La dernière rencontre Assad-Clinton avait eu lieu le 26 mars
à Genève, dans une nouvelle tentative de relancer le processus
de paix en panne, sans résultat.
Le président français Jacques Chirac, seul chef d’Etat
occidental à assister aux funérailles d’Assad, rend hommage
“à son choix résolu et respecté d’engager son peuple
sur le chemin de la paix. Il aura marqué l’Histoire pendant trois
décennies”.
Paris et Damas entretiennent, depuis quelques années, de très
bonnes relations, après avoir traversé une période
noire dans les années 80. L’arrivée de Jacques Chirac au
Pouvoir a constitué un grand tournant dans ces relations. Fin 1996,
le chef d’Etat français visite Damas et parle de “dialogue renforcé”
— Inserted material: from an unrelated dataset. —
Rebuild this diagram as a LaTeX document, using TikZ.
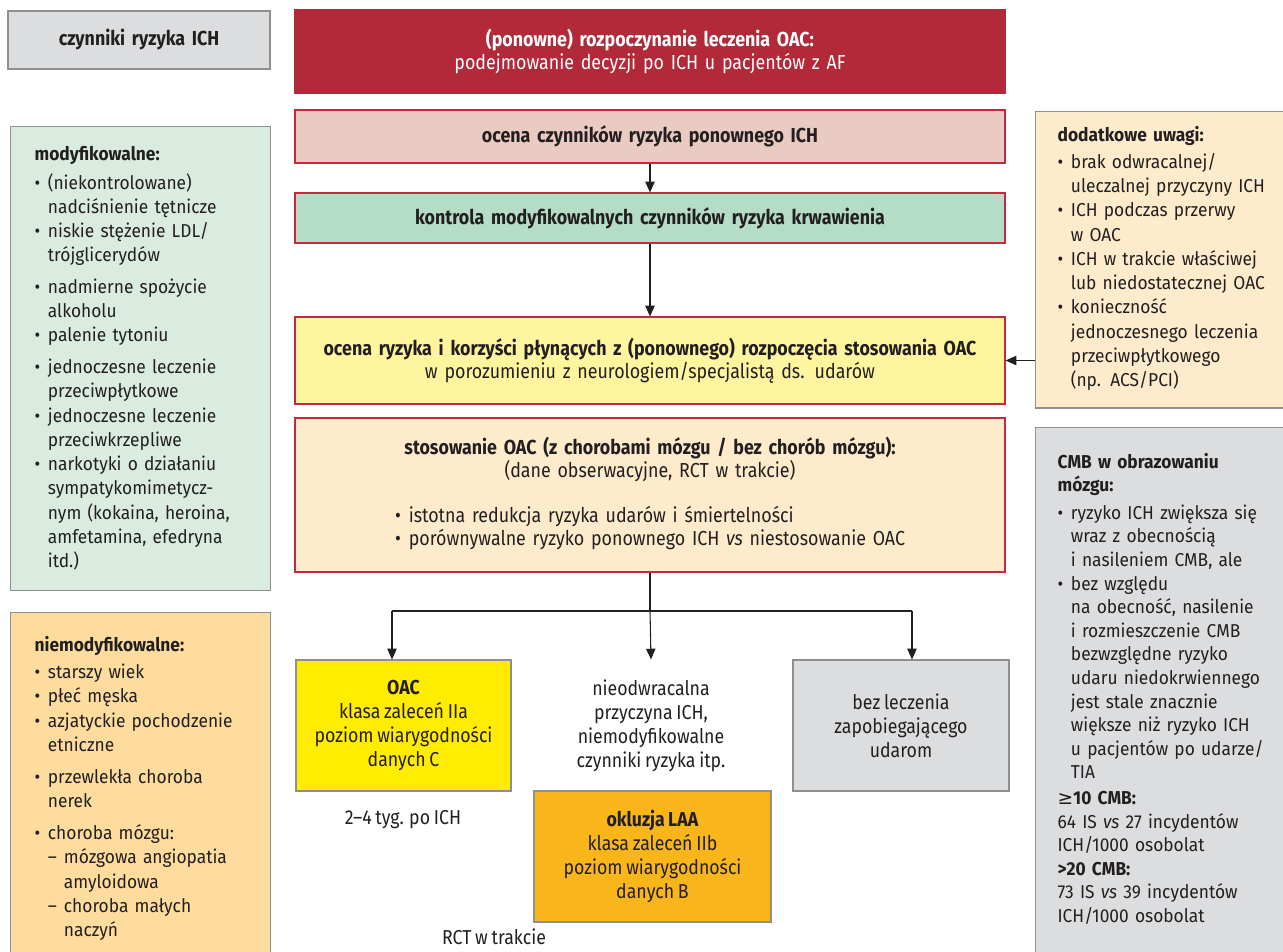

avec la Syrie. En juillet 98, Assad choisit Paris pour sa première
visite officielle dans un pays occidental en vingt-deux ans.
Bachar Assad fera de même ses premiers pas sur la scène
internationale en étant chaleureusement accueilli à l’Elysée.
Signe du rôle que la France est déterminée à
jouer au Proche-Orient.
LES RÉACTIONS DANS LE MONDE
A Jérusalem, un communiqué de la présidence du
Conseil affirme: “Israël comprend la douleur du peuple syrien et souligne
que l’Etat hébreu a œuvré dans le passé pour parvenir
à un accord de paix avec la Syrie et continuera à œuvrer
dans cette direction”.
Pour Moscou, le président syrien était “une grande figure
politique et un ami de la Russie”. Les monarchies du Golfe, autant que
les dirigeants du Proche-Orient saluent la mémoire d’Assad et déplorent
la perte “d’une figure ayant œuvré toute sa vie pour servir les
intérêts de la nation arabe”.
Pourtant, les relations de Hafez Assad avec les pays voisins n’ont
pas été idylliques. De fait, il s’est querellé avec
les Irakiens, les Jordaniens, les Turcs, les Palestiniens et les Libanais,
sans parler de son intransigeance face à Israël.
Il a donné du fil à retordre aux grands de ce monde,
concernant le processus de paix qu’il laisse en suspens. Les messages lui
rendent hommage et tel que le dit un média occidental: “Combien
la mort peut adoucir les jugements; celle de Hafez Assad n’a pas fait exception!”